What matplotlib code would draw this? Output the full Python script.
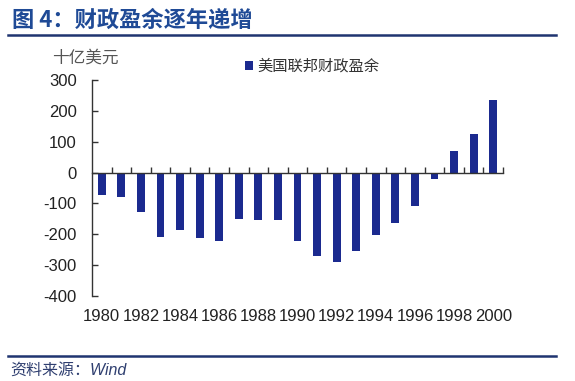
import matplotlib
matplotlib.use("Agg")
import matplotlib.pyplot as plt
from matplotlib.lines import Line2D

plt.rcParams['font.family'] = ['Liberation Sans', 'Noto Sans CJK SC', 'DejaVu Sans']
plt.rcParams['axes.unicode_minus'] = False

# US federal budget balance, billions of USD
years = list(range(1980, 2001))
surplus = [-74, -79, -128, -208, -185, -212, -221, -150, -155, -153, -221,
           -269, -290, -255, -203, -164, -107, -22, 69, 126, 236]
label_years = years[::2]
yticks = [-400, -300, -200, -100, 0, 100, 200, 300]

bar_color = '#1b2a8f'
navy = '#1f3470'
cjk = ['Noto Sans CJK SC', 'DejaVu Sans']

fig = plt.figure(figsize=(5.75, 3.81), dpi=100)
ax = fig.add_axes([92 / 575, 1 - 296 / 381, (503 - 92) / 575, (296 - 80) / 381])

ax.bar(years, surplus, width=0.4, color=bar_color, label='美国联邦财政盈余', zorder=2)

ax.set_xlim(years[0] - 0.5, years[-1] + 0.5)
ax.set_ylim(-400, 300)
ax.set_yticks(yticks)
ax.set_yticklabels([str(v) for v in yticks], fontsize=12, color='#222222')
ax.tick_params(axis='y', direction='in', length=4, width=1, color='#333333', pad=11)

# category boundaries as ticks on the zero line
ax.spines['bottom'].set_position(('data', 0))
ax.set_xticks([y + 0.5 for y in years])
ax.set_xticklabels([])
ax.tick_params(axis='x', direction='in', length=4, width=1, color='#333333')
for s in ['top', 'right']:
    ax.spines[s].set_visible(False)
for s in ['left', 'bottom']:
    ax.spines[s].set_color('#333333')
    ax.spines[s].set_linewidth(1)

for y in label_years:
    ax.text(y, -0.097, str(y), transform=ax.get_xaxis_transform(),
            ha='center', va='center', fontsize=12, color='#222222')

fig.legend(loc='center left', bbox_to_anchor=(245 / 575, 1 - 66.5 / 381),
           frameon=False, borderpad=0, borderaxespad=0,
           handlelength=0.5, handleheight=0.5, handletextpad=0.3,
           prop={'family': cjk, 'size': 11}, labelcolor='#333333')

fig.text(52 / 575, 1 - 58 / 381, '十亿美元', family=cjk, fontsize=12,
         color='#555555', ha='left', va='center')

fig.text(12 / 575, 1 - 20.5 / 381, '图 4：财政盈余逐年递增', family=cjk,
         fontsize=16, fontweight='bold', color='#1f4a96', ha='left', va='center')

fig.add_artist(Line2D([8 / 575, 556 / 575], [1 - 34.5 / 381] * 2,
                      transform=fig.transFigure, color=navy, lw=1.8))
fig.add_artist(Line2D([8 / 575, 556 / 575], [1 - 356 / 381] * 2,
                      transform=fig.transFigure, color=navy, lw=1.8))

fig.text(10 / 575, 1 - 370 / 381, '资料来源：Wind', family=['Liberation Sans', 'Noto Sans CJK SC'],
         style='italic', fontsize=11.5, color='#2f3f70', ha='left', va='center')

fig.savefig('out.png', dpi=100)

## Set task
Copy each line above precisely, dropping the pictures.

## Exercise response
What matplotlib code would draw this? Output the full Python script.
import matplotlib
matplotlib.use("Agg")
import matplotlib.pyplot as plt
from matplotlib.lines import Line2D

plt.rcParams['font.family'] = ['Liberation Sans', 'Noto Sans CJK SC', 'DejaVu Sans']
plt.rcParams['axes.unicode_minus'] = False

# US federal budget balance, billions of USD
years = list(range(1980, 2001))
surplus = [-74, -79, -128, -208, -185, -212, -221, -150, -155, -153, -221,
           -269, -290, -255, -203, -164, -107, -22, 69, 126, 236]
label_years = years[::2]
yticks = [-400, -300, -200, -100, 0, 100, 200, 300]

bar_color = '#1b2a8f'
navy = '#1f3470'
cjk = ['Noto Sans CJK SC', 'DejaVu Sans']

fig = plt.figure(figsize=(5.75, 3.81), dpi=100)
ax = fig.add_axes([92 / 575, 1 - 296 / 381, (503 - 92) / 575, (296 - 80) / 381])

ax.bar(years, surplus, width=0.4, color=bar_color, label='美国联邦财政盈余', zorder=2)

ax.set_xlim(years[0] - 0.5, years[-1] + 0.5)
ax.set_ylim(-400, 300)
ax.set_yticks(yticks)
ax.set_yticklabels([str(v) for v in yticks], fontsize=12, color='#222222')
ax.tick_params(axis='y', direction='in', length=4, width=1, color='#333333', pad=11)

# category boundaries as ticks on the zero line
ax.spines['bottom'].set_position(('data', 0))
ax.set_xticks([y + 0.5 for y in years])
ax.set_xticklabels([])
ax.tick_params(axis='x', direction='in', length=4, width=1, color='#333333')
for s in ['top', 'right']:
    ax.spines[s].set_visible(False)
for s in ['left', 'bottom']:
    ax.spines[s].set_color('#333333')
    ax.spines[s].set_linewidth(1)

for y in label_years:
    ax.text(y, -0.097, str(y), transform=ax.get_xaxis_transform(),
            ha='center', va='center', fontsize=12, color='#222222')

fig.legend(loc='center left', bbox_to_anchor=(245 / 575, 1 - 66.5 / 381),
           frameon=False, borderpad=0, borderaxespad=0,
           handlelength=0.5, handleheight=0.5, handletextpad=0.3,
           prop={'family': cjk, 'size': 11}, labelcolor='#333333')

fig.text(52 / 575, 1 - 58 / 381, '十亿美元', family=cjk, fontsize=12,
         color='#555555', ha='left', va='center')

fig.text(12 / 575, 1 - 20.5 / 381, '图 4：财政盈余逐年递增', family=cjk,
         fontsize=16, fontweight='bold', color='#1f4a96', ha='left', va='center')

fig.add_artist(Line2D([8 / 575, 556 / 575], [1 - 34.5 / 381] * 2,
                      transform=fig.transFigure, color=navy, lw=1.8))
fig.add_artist(Line2D([8 / 575, 556 / 575], [1 - 356 / 381] * 2,
                      transform=fig.transFigure, color=navy, lw=1.8))

fig.text(10 / 575, 1 - 370 / 381, '资料来源：Wind', family=['Liberation Sans', 'Noto Sans CJK SC'],
         style='italic', fontsize=11.5, color='#2f3f70', ha='left', va='center')

fig.savefig('out.png', dpi=100)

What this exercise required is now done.